Lead prosecutor Sharon Fairley conceded the judge faced a dilemma: Sending Unbehaun to prison could be seen as more reward than punishment to him, but setting him free would risk him committing another serious crime.
Unbehaun’s unusual case also raised broader societal questions, she said in one filing.
“Did the system fail Mr. Unbehaun? Or was his inability to stay out of jail the result of his own free will?” she asked. “We may never know. But what we do know, clearly, is Mr. Unbehaun lacks the desire to lead a law-abiding life outside of prison walls.”
The Chicago-born Unbehaun first went to prison at 23 for transporting a stolen car. His record includes more than half a dozen convictions, including — ironically — escaping from prison.

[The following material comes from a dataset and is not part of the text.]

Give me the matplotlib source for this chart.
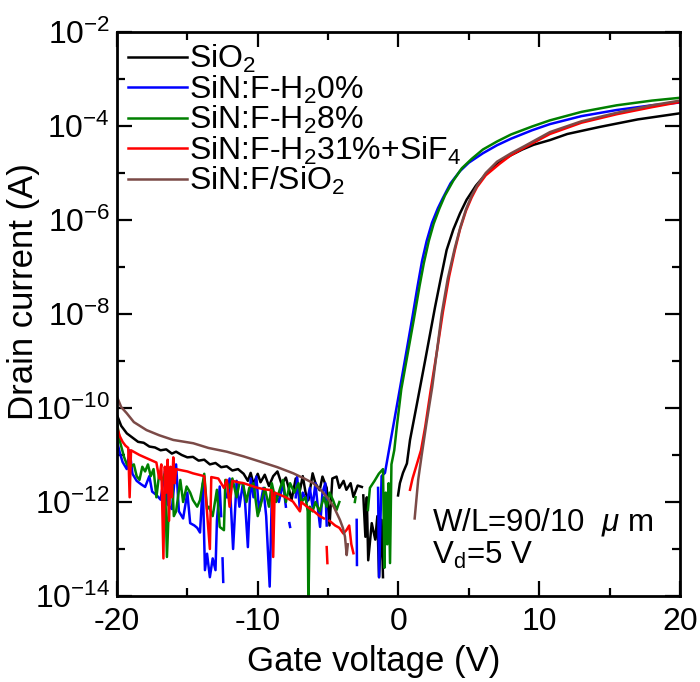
import numpy as np
import matplotlib
matplotlib.use("Agg")
import matplotlib.pyplot as plt
from matplotlib.ticker import FixedLocator, FuncFormatter

plt.rcParams['font.family'] = ['Liberation Sans', 'DejaVu Sans']
plt.rcParams['mathtext.fontset'] = 'custom'
plt.rcParams['mathtext.rm'] = 'Liberation Sans'
plt.rcParams['mathtext.it'] = 'Liberation Sans:italic'
plt.rcParams['mathtext.bf'] = 'Liberation Sans:bold'
plt.rcParams['axes.unicode_minus'] = False

nan = np.nan

# ---- data: gate voltage (V) and log10 of drain current (A) ----
sio2_v = [-20, -19.7, -19.3, -18.9, -18.5, -18.1, -17.7, -17.3, -16.9, -16.5, -16.1, -15.8, -15.4, -15.0,
          -14.6, -14.2, -13.8, -13.4, -13.0, -12.6, -12.2, -11.8, -11.4, -11.0, -10.7, -10.5, -10.3, -10.0,
          -9.8, -9.5, -9.2, -8.9, -8.6, -8.3, -8.0, -7.8, -7.6, -7.3, -7.0, -6.8, -6.6, -6.4, -6.1, -5.9,
          -5.6, -5.4, -5.1, -4.9, -4.7, -4.4, -4.2, -3.9, -3.7, -3.4, -3.2, -2.9, -2.6, nan,
          -2.5, -2.35, -2.25, -2.15, -1.9, -1.65, -1.5, -1.38, -1.2, -1.1, nan,
          -0.03, 0.1, 0.32, 0.6, 0.82, 1.3, 1.9, 2.6, 3.0, 3.42, 3.9, 4.37, 4.84, 5.5, 6.1, 6.7, 7.3, 8.0,
          8.8, 9.6, 10.76, 12, 14.3, 17, 20]
sio2_log = [-10.15, -10.38, -10.54, -10.63, -10.72, -10.74, -10.82, -10.84, -10.90, -10.88, -10.97, -10.93,
            -11.0, -11.05, -11.04, -11.12, -11.1, -11.2, -11.17, -11.26, -11.24, -11.33, -11.3, -11.4,
            -11.55, -11.38, -11.62, -11.4, -11.58, -11.42, -11.66, -11.45, -11.35, -11.62, -11.48, -11.7,
            -11.96, -11.5, -11.75, -11.45, -11.8, -11.96, -11.39, -11.6, -11.75, -11.46, -11.7, -12.5,
            -11.5, -11.46, -11.7, -11.55, -11.74, -11.6, -11.89, -11.65, -11.68, nan,
            -11.86, -12.74, -11.9, -13.24, -12.45, -12.8, -12.3, -13.6, -12.38, -13.6, nan,
            -11.86, -11.6, -11.38, -11.18, -10.68, -9.93, -8.98, -7.85, -7.25, -6.64, -6.2, -5.86, -5.57,
            -5.27, -5.06, -4.88, -4.74, -4.62, -4.5, -4.4, -4.3, -4.17, -4.02, -3.86, -3.73]

h0_v = [-20, -19.8, -19.6, -19.3, -19.1, -18.9, -18.6, -18.3, -18.0, -17.7, -17.5, -17.2, -16.9, -16.6,
        -16.4, -16.1, -15.8, -15.6, -15.3, -15.0, -14.8, -14.5, -14.3, -14.1, -13.9, -13.75, -13.6, -13.4,
        -13.2, -13.0, -12.9, -12.7, -12.6, nan, -12.5, -12.45, nan,
        -12.2, -12.0, -11.75, -11.5, -11.3, -11.05, -10.9, -10.7, -10.5, -10.3, -10.1, -9.9, -9.6, -9.4,
        -9.15, -9.0, -8.8, -8.5, -8.2, -8.0, nan, -7.75, -7.7, nan,
        -7.3, -7.2, -7.0, -6.8, -6.5, -6.3, -6.1, -5.9, -5.7, -5.57, -5.4, -5.2, -5.1, nan,
        -2.97, -2.95, nan,
        -1.45, -1.38, -1.2, -0.96, -0.5, 0, 0.5, 1.0, 1.35, 1.67, 2.0, 2.38, 2.8, 3.16, 3.7, 4.37, 5.0, 6.0,
        7.0, 8.0, 9.5, 10.76, 13, 15.5, 18, 20]
h0_log = [-10.7, -10.95, -11.15, -11.3, -10.9, -11.4, -11.55, -11.62, -11.68, -11.45, -11.78, -11.85,
          -11.95, -11.35, -12.05, -12.15, -11.2, -12.2, -12.35, -11.8, -12.45, -12.5, -12.55, -12.65,
          -11.6, -13.45, -13.1, -13.6, -13.2, -13.45, -12.4, -11.67, -12.3, nan, -13.2, -13.7, nan,
          -11.9, -11.5, -13.0, -11.55, -12.1, -11.6, -12.0, -12.96, -11.5, -11.9, -11.46, -12.2, -11.7,
          -12.3, -13.8, -11.9, -11.8, -12.0, -11.6, -12.1, nan, -12.45, -12.53, nan,
          -11.9, -11.46, -12.17, -11.8, -12.0, -11.7, -12.1, -11.6, -12.2, -12.53, -11.8, -11.6, -12.5, nan,
          -12.38, -13.34, nan,
          -11.7, -13.6, -11.45, -11.38, -10.6, -9.76, -8.91, -8.05, -7.42, -6.88, -6.45, -6.06, -5.75,
          -5.53, -5.22, -4.96, -4.78, -4.58, -4.41, -4.27, -4.09, -3.96, -3.79, -3.66, -3.56, -3.5]

h8_v = [-20, -19.8, -19.5, -19.3, -19.05, -18.8, -18.6, -18.4, -18.2, -18.0, -17.8, -17.6, -17.4, -17.2,
        -17.0, -16.8, -16.6, -16.45, -16.3, -16.1, -15.96, -15.8, -15.5, -15.3, -15.05, -14.8, -14.6, -14.3,
        -14.1, -13.8, -13.6, -13.47, -13.2, -12.9, -12.7, -12.4, -12.3, -12.0, -11.8, -11.5, -11.3, -11.05,
        -10.8, -10.6, -10.3, -10.0, -9.7, -9.5, -9.2, -9.0, -8.7, -8.4, -8.2, -8.0, -7.7, -7.4, -7.1, -6.9,
        -6.6, -6.45, -6.4, -6.3, -6.1, -5.9, -5.6, -5.3, -5.1, -4.9, -4.65, -4.4, -4.2, nan,
        -3.1, -3.05, nan,
        -2.17, -2.03, -1.7, -1.4, -1.1, -1.0, -0.9, -0.8, -0.7, -0.6, -0.5, -0.3, -0.1, 0.2, 0.5, 1.1, 1.5,
        1.8, 2.15, 2.5, 2.9, 3.3, 3.9, 4.5, 5.2, 6, 7, 8, 9.5, 10.76, 13, 15.5, 18, 20]
h8_log = [-10.3, -10.7, -11.04, -11.2, -11.25, -11.2, -11.45, -11.53, -11.25, -11.35, -11.2, -11.45, -11.3,
          -11.9, -11.4, -11.55, -11.4, -13.17, -12.0, -11.4, -12.3, -12.2, -11.53, -12.0, -11.67, -11.8,
          -11.96, -12.1, -11.96, -11.4, -12.15, -12.1, -12.3, -11.74, -12.53, -12.6, -11.53, -11.7, -11.5,
          -11.9, -11.6, -11.6, -12.0, -11.7, -11.6, -12.3, -11.96, -11.7, -12.1, -11.6, -12.0, -11.7,
          -11.53, -12.0, -11.6, -11.8, -11.6, -12.0, -11.9, -12.2, -14.3, -12.1, -12.2, -12.0, -12.2,
          -11.9, -12.1, -11.8, -11.96, -12.17, -12.0, nan,
          -12.0, -11.9, nan,
          -12.17, -11.7, -11.55, -11.4, -11.3, -13.4, -11.8, -12.9, -11.6, -13.3, -11.2, -10.9, -10.35,
          -9.6, -9.1, -8.1, -7.4, -6.92, -6.45, -6.08, -5.76, -5.48, -5.16, -4.9, -4.7, -4.5, -4.33, -4.18,
          -4.01, -3.88, -3.7, -3.56, -3.46, -3.4]

h31_v = [-20, -19.8, -19.6, -19.4, -19.2, -19.1, -19.0, -18.7, -18.4, -18.1, -17.8, -17.5, -17.2, -17.0,
         -16.85, -16.7, -16.6, -16.5, -16.4, -16.3, -16.2, -16.1, -16.0, -15.9, -15.8, -15.5, -15.0, -14.6,
         -14.2, -13.8, -13.4, -13.3, -12.8, -12.4, -12.2, -12.0, -11.8, -11.4, -11.0, -10.5, -10.0, -9.5,
         -9.0, -8.9, -8.8, -8.4, -8.0, -7.5, -7.0, -6.9, -6.5, -6.0, -5.6, -5.3, nan, -5.1, -5.05, nan,
         -4.9, -4.5, -4.2, -3.92, -3.7, -3.5, -3.35, -3.2, nan,
         0.82, 1.0, 1.3, 1.6, 1.9, 2.3, 2.73, 3.16, 3.6, 4.0, 4.37, 4.8, 5.2, 5.58, 6.2, 7.2, 8.0, 9.0,
         10.76, 13, 15.5, 18, 20]
h31_log = [-10.4, -10.6, -10.72, -10.8, -10.85, -11.9, -10.9, -10.95, -11.0, -11.04, -11.08, -11.12, -11.16,
           -11.5, -11.2, -13.2, -11.25, -11.8, -11.1, -12.4, -11.25, -11.9, -11.05, -11.6, -11.3, -11.32,
           -11.35, -11.39, -11.42, -11.45, -13.0, -11.47, -11.5, -11.7, -11.53, -12.1, -11.55, -11.58,
           -11.6, -11.65, -11.7, -11.73, -11.75, -13.17, -11.8, -11.85, -11.9, -11.99, -12.2, -12.0,
           -12.1, -12.2, -12.3, -12.35, nan, -12.96, -13.3, nan,
           -12.4, -12.5, -12.55, -12.67, -12.6, -12.5, -12.9, -13.09, nan,
           -11.74, -11.5, -11.2, -10.9, -10.4, -9.6, -8.8, -7.95, -7.2, -6.65, -6.2, -5.8, -5.52, -5.3,
           -5.05, -4.8, -4.62, -4.45, -4.17, -3.93, -3.75, -3.6, -3.49]

sinf_v = [-20, -19.7, -19.31, -18.8, -17.9, -17, -16, -14.58, -13.5, -12.2, -11, -9.84, -8.6, -7.47, -6.7,
          -6.05, -5.5, -5.1, -4.6, -4.16, -3.95, -3.8, -3.68, -3.6, nan,
          1.15, 1.4, 1.65, 2.0, 2.4, 2.75, 3.07, 3.5, 4.0, 4.4, 4.8, 5.2, 5.6, 6.2, 7.0, 8.0, 9.0, 10.76,
          13, 15.5, 18, 20]
sinf_log = [-9.76, -9.98, -10.11, -10.3, -10.47, -10.58, -10.68, -10.75, -10.85, -10.93, -11.03, -11.14,
            -11.26, -11.39, -11.5, -11.6, -11.75, -11.89, -12.1, -12.38, -12.55, -12.74, -13.13, -12.9, nan,
            -12.35, -11.53, -11.0, -10.3, -9.55, -8.75, -8.0, -7.25, -6.6, -6.15, -5.77, -5.48, -5.26,
            -5.0, -4.76, -4.58, -4.42, -4.13, -3.9, -3.72, -3.56, -3.46]

labels = [r'SiO$_\mathregular{2}$', r'SiN:F-H$_\mathregular{2}$0%', r'SiN:F-H$_\mathregular{2}$8%',
          r'SiN:F-H$_\mathregular{2}$31%+SiF$_\mathregular{4}$', r'SiN:F/SiO$_\mathregular{2}$']
colors = ['#000000', '#0000ff', '#008000', '#ff0000', '#7b4a47']
series = [(sio2_v, sio2_log), (h0_v, h0_log), (h8_v, h8_log), (h31_v, h31_log), (sinf_v, sinf_log)]

fig = plt.figure(figsize=(7.0, 6.82), dpi=100)
ax = fig.add_axes([0.1671, 0.1261, 0.8043, 0.827])

for (v, lg), c, lab in zip(series, colors, labels):
    ax.plot(np.array(v, dtype=float), 10.0 ** np.array(lg, dtype=float), color=c, lw=1.8, label=lab)

ax.set_yscale('log')
ax.set_xlim(-20, 20)
ax.set_ylim(1e-14, 1e-2)

ax.xaxis.set_major_locator(FixedLocator([-20, -10, 0, 10, 20]))
ax.xaxis.set_minor_locator(FixedLocator([-15, -5, 5, 15]))
ax.yaxis.set_major_locator(FixedLocator([1e-14, 1e-12, 1e-10, 1e-8, 1e-6, 1e-4, 1e-2]))
ax.yaxis.set_minor_locator(FixedLocator([1e-13, 1e-11, 1e-9, 1e-7, 1e-5, 1e-3]))
ax.yaxis.set_major_formatter(FuncFormatter(lambda y, p: r'$\mathregular{10^{%d}}$' % int(round(np.log10(y)))))
ax.yaxis.set_minor_formatter(FuncFormatter(lambda y, p: ''))
ax.xaxis.set_major_formatter(FuncFormatter(lambda x, p: '%d' % x))

ax.tick_params(which='both', direction='in', top=True, right=True, width=1.6, labelsize=23)
ax.tick_params(which='major', length=11)
ax.tick_params(axis='y', which='major', pad=5)
ax.tick_params(axis='x', which='major', pad=8)
ax.tick_params(which='minor', length=6)
for s in ax.spines.values():
    s.set_linewidth(2.0)

ax.set_xlabel('Gate voltage (V)', fontsize=25)
ax.set_ylabel('Drain current (A)', fontsize=25)
ax.xaxis.set_label_coords(0.456, -0.087)
ax.yaxis.set_label_coords(-0.137, 0.539)

leg = ax.legend(loc='upper left', bbox_to_anchor=(0.0, 1.0), frameon=False, fontsize=23,
                handlelength=1.85, handletextpad=0.05, labelspacing=-0.05, borderpad=0.0,
                borderaxespad=0.35)

ax.text(0.5595, 0.131, r'W/L=90/10  $\mu$ m', transform=ax.transAxes, fontsize=22.5, va='center', ha='left')
ax.text(0.5595, 0.072, r'V$_\mathregular{d}$=5 V', transform=ax.transAxes, fontsize=22.5, va='center', ha='left')

fig.savefig('out.png', dpi=100)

Media accounts from 1970 describe how he kidnapped a 19-year-old girl and left her bound to an Ohio motel bed as fled in her car. For that, he was sentenced to 25 years. His most recent decade-long prison term, for bank robbery, ended in 2011.

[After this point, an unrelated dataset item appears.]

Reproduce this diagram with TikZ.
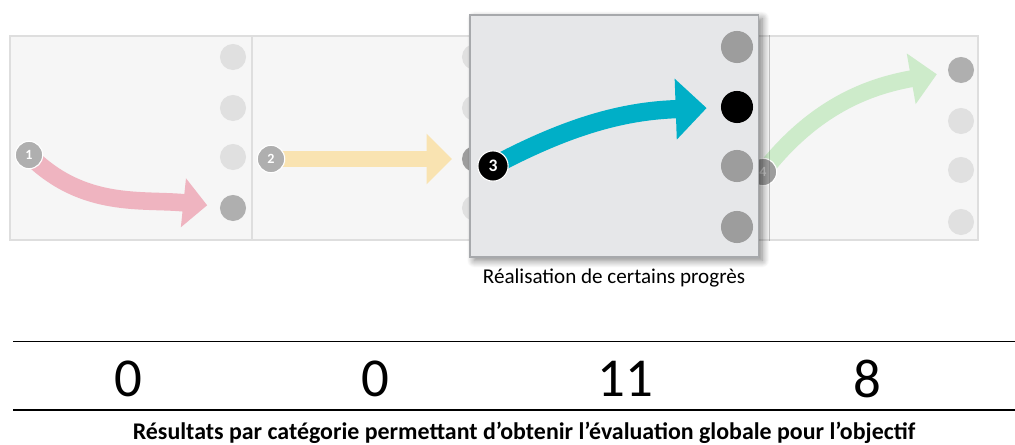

Unbehaun pleaded guilty in September to the 2013 bank robbery in the Chicago suburb of Niles. Prosecutors had asked for a sentence of about seven years; the defense asked for three.
Unbehaun’s third wife died while he was behind bars. Following his 2011 release, his sister and her husband bought Unbehaun, a childless widower, a trailer home in rural Rock Hill, S.C., the couple said Wednesday. Bored and alone, Unbehaun spent his days watching television or drawing and painting.
“He was living like a hermit,” McLeese said. “The analogy he drew was that it was like living in solitary confinement.”
McLeese told the court Thursday the onset of mild dementia may have contributed to his client’s decision to rob his way back into prison. And he said the last judge who sentenced him had failed to ensure he had adequate mental health treatment.
Coleman said Unbehaun would also serve three years of closely monitored probation and that mental health services should be readily available to him.
As the hearing ended, Unbehaun requested he been sent to FCI Greenville prison in southern Illinois, walking her through the various benefits of the facility, including good work programs.
Coleman agreed to recommend that prison. She then shook her head.
“It’s sad,” she said, “to have a defendant who knows the facilities and knows which ones to go to.”